**Task brief**
Below are the records; collect from them each line containing the string "this".

========================================

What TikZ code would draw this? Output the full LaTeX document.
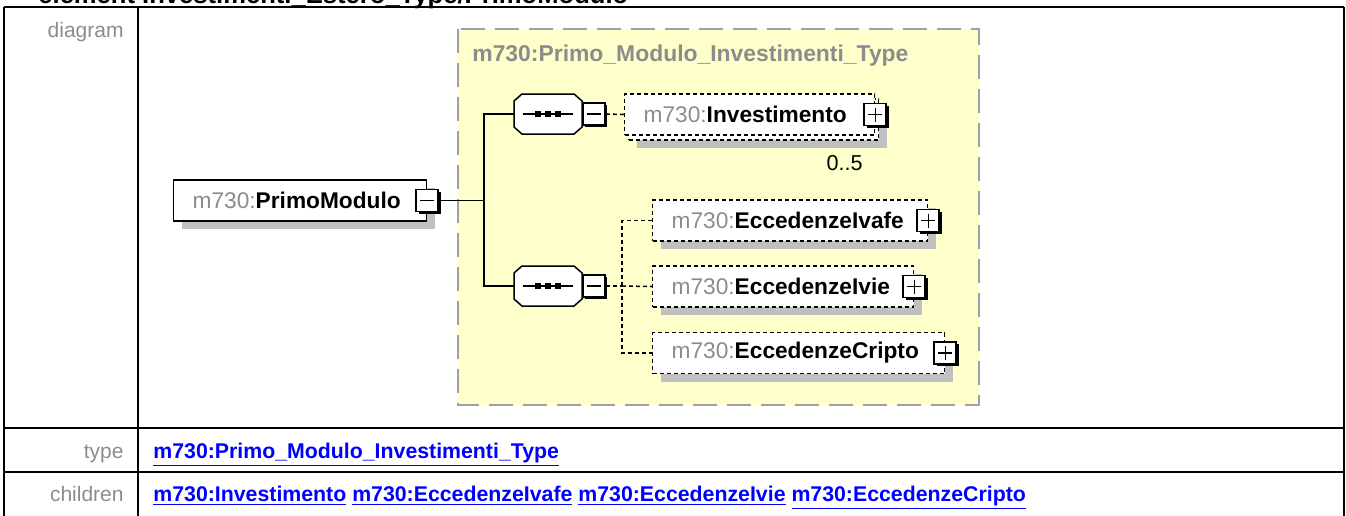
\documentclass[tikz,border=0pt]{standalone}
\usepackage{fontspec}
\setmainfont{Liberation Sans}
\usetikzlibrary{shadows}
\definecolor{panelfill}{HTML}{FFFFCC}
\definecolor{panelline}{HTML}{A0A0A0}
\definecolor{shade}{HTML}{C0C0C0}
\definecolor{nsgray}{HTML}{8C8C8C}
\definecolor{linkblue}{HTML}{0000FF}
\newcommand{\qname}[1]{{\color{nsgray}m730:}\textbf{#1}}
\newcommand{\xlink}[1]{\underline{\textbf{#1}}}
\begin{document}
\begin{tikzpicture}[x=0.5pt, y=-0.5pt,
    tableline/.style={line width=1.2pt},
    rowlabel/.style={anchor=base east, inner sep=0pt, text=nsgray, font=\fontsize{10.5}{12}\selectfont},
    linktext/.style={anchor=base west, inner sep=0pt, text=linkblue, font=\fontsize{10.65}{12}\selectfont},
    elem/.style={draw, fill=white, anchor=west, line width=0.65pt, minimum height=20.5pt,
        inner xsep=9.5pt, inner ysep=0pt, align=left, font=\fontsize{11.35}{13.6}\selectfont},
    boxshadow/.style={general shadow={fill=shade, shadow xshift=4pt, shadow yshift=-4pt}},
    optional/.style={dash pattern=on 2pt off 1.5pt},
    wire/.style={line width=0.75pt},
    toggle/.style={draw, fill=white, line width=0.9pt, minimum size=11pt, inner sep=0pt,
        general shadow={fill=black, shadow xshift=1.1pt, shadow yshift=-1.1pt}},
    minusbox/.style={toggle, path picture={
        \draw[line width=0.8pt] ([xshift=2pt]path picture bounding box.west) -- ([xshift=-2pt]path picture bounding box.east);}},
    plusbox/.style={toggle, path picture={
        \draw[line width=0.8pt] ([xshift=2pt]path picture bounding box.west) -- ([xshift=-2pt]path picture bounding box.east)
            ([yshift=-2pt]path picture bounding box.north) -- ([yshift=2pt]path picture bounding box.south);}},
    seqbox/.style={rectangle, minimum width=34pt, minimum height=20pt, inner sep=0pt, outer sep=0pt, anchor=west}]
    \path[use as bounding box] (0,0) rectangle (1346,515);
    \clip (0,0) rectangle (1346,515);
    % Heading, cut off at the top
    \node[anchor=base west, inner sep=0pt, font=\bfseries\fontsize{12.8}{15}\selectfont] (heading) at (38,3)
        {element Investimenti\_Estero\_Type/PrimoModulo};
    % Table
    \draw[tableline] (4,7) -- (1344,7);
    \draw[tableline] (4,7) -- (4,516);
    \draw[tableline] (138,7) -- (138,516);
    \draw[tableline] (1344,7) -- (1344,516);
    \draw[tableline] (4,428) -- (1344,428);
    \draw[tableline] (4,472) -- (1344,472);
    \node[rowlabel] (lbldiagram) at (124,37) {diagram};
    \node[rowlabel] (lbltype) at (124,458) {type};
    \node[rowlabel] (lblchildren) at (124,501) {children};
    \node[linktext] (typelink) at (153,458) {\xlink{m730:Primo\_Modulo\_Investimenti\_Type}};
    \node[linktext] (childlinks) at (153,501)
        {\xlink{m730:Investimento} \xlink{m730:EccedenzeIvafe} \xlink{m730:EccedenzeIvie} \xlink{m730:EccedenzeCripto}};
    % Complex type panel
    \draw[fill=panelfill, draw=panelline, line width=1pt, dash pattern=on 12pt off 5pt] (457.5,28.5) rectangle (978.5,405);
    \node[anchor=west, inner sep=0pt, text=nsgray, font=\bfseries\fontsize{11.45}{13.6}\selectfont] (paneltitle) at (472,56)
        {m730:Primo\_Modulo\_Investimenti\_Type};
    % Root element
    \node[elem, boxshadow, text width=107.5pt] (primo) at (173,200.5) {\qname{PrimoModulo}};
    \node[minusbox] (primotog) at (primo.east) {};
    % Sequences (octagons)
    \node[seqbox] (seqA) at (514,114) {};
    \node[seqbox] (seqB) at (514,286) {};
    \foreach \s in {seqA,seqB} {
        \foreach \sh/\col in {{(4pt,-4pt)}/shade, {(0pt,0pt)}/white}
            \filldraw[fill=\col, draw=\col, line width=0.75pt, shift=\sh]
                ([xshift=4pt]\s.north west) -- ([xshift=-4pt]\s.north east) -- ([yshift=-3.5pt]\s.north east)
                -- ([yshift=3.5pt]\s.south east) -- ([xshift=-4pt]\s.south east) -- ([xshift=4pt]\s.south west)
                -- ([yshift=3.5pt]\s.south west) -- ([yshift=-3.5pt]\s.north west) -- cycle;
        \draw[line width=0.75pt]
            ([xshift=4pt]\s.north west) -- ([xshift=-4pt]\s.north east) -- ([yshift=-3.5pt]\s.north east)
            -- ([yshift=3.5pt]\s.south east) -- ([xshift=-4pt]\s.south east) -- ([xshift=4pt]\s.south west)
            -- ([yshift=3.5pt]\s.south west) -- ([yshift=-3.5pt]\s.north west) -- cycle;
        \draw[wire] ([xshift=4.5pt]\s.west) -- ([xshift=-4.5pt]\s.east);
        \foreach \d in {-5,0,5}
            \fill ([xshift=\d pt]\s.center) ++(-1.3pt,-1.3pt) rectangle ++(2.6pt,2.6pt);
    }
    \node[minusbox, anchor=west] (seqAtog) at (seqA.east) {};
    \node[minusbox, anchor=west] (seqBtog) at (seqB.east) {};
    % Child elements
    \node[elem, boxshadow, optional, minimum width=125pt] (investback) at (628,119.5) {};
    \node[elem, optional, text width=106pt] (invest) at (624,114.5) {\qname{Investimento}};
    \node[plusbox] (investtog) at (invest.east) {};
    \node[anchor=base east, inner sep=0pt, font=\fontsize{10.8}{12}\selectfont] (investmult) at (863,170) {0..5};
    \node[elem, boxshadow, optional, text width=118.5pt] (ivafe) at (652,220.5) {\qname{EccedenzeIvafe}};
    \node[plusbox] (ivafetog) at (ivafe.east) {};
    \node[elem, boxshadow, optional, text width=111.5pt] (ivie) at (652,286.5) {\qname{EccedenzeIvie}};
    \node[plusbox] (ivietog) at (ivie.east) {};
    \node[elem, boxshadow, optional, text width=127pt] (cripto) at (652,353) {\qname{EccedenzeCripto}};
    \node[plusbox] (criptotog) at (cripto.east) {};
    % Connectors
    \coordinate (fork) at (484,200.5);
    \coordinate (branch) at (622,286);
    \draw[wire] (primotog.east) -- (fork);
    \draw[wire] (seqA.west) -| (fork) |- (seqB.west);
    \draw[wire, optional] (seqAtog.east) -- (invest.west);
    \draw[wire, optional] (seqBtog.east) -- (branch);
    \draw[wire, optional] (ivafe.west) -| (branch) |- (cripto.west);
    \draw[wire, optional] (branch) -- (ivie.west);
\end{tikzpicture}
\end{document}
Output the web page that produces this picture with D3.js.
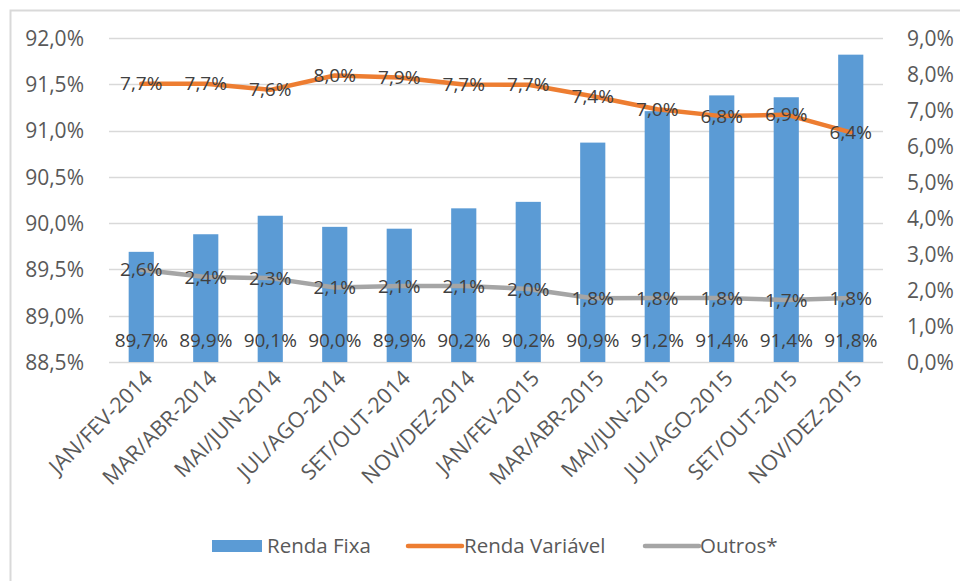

========================================

**Answer to the task**
What TikZ code would draw this? Output the full LaTeX document.
Output the web page that produces this picture with D3.js.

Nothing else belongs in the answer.